* **Instructions to follow**:
Return verbatim everything from the first line through the line that contains "p.outline_line_color = None", and stop there.

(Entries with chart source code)
__________________________________________________

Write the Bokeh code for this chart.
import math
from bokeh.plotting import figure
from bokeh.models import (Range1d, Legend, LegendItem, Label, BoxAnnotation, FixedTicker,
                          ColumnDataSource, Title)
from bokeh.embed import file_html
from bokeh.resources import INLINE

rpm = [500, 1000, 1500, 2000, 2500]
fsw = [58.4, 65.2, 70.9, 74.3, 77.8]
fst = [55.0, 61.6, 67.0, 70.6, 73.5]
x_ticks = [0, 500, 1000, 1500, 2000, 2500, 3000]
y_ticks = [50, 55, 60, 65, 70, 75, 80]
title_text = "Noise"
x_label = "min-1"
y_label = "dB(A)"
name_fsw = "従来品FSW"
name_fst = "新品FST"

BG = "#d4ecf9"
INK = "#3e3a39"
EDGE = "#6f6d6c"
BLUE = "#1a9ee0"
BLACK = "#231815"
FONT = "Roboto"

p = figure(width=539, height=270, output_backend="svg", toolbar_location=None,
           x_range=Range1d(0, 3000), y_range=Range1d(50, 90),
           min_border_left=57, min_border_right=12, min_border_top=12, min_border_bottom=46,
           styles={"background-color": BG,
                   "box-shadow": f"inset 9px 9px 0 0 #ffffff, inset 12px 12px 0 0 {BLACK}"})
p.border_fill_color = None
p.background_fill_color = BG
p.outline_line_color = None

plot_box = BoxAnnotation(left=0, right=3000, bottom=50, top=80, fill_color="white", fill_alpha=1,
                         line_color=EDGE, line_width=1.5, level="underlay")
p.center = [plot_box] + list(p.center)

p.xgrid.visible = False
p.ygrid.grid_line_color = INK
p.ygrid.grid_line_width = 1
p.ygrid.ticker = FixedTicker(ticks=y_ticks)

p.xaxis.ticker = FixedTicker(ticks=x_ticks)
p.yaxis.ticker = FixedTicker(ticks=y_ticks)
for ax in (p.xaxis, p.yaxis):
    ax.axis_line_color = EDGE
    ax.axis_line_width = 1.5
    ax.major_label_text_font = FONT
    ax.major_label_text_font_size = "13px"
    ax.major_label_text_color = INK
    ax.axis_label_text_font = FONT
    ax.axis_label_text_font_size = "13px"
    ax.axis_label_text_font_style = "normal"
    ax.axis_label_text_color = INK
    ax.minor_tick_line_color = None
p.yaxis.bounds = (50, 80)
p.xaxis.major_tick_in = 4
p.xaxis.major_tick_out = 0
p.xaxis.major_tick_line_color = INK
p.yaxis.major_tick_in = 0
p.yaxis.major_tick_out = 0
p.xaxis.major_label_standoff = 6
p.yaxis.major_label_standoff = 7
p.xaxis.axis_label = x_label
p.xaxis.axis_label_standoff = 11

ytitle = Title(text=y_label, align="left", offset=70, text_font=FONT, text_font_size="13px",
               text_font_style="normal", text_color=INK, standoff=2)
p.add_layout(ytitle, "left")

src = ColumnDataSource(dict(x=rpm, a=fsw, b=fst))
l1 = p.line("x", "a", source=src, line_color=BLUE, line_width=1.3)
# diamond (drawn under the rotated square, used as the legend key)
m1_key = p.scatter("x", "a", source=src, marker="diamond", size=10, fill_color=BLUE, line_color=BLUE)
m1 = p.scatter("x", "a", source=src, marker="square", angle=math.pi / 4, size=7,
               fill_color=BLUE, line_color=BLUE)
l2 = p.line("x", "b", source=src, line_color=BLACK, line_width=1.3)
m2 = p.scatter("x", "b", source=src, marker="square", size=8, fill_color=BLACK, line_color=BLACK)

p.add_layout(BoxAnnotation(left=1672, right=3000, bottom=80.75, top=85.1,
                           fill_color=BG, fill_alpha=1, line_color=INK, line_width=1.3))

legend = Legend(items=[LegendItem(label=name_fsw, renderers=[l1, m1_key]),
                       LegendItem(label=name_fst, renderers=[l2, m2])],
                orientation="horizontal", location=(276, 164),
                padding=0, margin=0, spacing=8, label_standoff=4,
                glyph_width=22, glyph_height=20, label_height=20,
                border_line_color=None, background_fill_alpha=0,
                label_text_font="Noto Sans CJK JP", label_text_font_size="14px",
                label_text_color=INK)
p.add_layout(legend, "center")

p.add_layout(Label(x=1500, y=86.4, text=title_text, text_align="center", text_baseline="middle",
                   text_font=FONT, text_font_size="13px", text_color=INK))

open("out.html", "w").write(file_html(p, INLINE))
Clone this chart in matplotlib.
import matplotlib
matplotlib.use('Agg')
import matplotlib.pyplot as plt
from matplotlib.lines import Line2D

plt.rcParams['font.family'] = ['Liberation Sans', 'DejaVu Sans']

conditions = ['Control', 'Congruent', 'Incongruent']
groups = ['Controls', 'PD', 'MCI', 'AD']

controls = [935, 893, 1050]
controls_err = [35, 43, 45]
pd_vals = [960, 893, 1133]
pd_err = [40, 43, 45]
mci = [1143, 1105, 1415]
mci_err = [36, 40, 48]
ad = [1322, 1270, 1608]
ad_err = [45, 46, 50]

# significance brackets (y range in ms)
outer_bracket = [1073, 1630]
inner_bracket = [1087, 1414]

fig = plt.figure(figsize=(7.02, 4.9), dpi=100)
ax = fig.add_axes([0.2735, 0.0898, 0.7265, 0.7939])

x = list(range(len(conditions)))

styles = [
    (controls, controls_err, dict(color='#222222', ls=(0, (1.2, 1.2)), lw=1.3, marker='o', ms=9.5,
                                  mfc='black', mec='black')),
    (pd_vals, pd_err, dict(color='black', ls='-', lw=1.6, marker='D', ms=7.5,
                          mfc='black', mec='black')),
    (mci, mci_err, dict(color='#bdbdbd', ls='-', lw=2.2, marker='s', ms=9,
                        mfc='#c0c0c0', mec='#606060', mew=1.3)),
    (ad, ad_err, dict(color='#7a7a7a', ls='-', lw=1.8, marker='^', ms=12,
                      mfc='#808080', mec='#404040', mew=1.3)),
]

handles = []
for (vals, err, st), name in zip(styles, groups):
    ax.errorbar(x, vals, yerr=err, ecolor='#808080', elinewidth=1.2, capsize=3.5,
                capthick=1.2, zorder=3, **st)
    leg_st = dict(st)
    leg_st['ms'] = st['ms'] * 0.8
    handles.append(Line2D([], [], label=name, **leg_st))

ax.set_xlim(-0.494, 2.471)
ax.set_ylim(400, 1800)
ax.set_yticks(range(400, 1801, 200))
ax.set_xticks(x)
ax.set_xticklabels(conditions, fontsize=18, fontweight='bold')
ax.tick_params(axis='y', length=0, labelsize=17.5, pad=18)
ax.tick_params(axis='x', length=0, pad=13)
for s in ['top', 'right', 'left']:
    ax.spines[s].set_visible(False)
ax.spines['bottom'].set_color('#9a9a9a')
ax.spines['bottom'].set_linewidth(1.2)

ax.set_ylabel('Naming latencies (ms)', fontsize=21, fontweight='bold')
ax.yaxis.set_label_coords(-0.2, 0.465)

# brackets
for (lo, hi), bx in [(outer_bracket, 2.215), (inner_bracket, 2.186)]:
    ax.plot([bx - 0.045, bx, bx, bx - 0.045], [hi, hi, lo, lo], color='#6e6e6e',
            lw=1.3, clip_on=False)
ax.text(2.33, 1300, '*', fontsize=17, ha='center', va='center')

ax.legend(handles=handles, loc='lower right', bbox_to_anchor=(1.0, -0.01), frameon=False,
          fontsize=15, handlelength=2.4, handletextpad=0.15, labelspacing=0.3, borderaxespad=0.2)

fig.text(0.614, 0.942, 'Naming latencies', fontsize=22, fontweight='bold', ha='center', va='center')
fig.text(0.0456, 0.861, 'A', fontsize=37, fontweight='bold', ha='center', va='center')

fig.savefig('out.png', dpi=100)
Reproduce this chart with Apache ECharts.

__________________________________________________

* **Exercise answer**:
Write the Bokeh code for this chart.
import math
from bokeh.plotting import figure
from bokeh.models import (Range1d, Legend, LegendItem, Label, BoxAnnotation, FixedTicker,
                          ColumnDataSource, Title)
from bokeh.embed import file_html
from bokeh.resources import INLINE

rpm = [500, 1000, 1500, 2000, 2500]
fsw = [58.4, 65.2, 70.9, 74.3, 77.8]
fst = [55.0, 61.6, 67.0, 70.6, 73.5]
x_ticks = [0, 500, 1000, 1500, 2000, 2500, 3000]
y_ticks = [50, 55, 60, 65, 70, 75, 80]
title_text = "Noise"
x_label = "min-1"
y_label = "dB(A)"
name_fsw = "従来品FSW"
name_fst = "新品FST"

BG = "#d4ecf9"
INK = "#3e3a39"
EDGE = "#6f6d6c"
BLUE = "#1a9ee0"
BLACK = "#231815"
FONT = "Roboto"

p = figure(width=539, height=270, output_backend="svg", toolbar_location=None,
           x_range=Range1d(0, 3000), y_range=Range1d(50, 90),
           min_border_left=57, min_border_right=12, min_border_top=12, min_border_bottom=46,
           styles={"background-color": BG,
                   "box-shadow": f"inset 9px 9px 0 0 #ffffff, inset 12px 12px 0 0 {BLACK}"})
p.border_fill_color = None
p.background_fill_color = BG
p.outline_line_color = None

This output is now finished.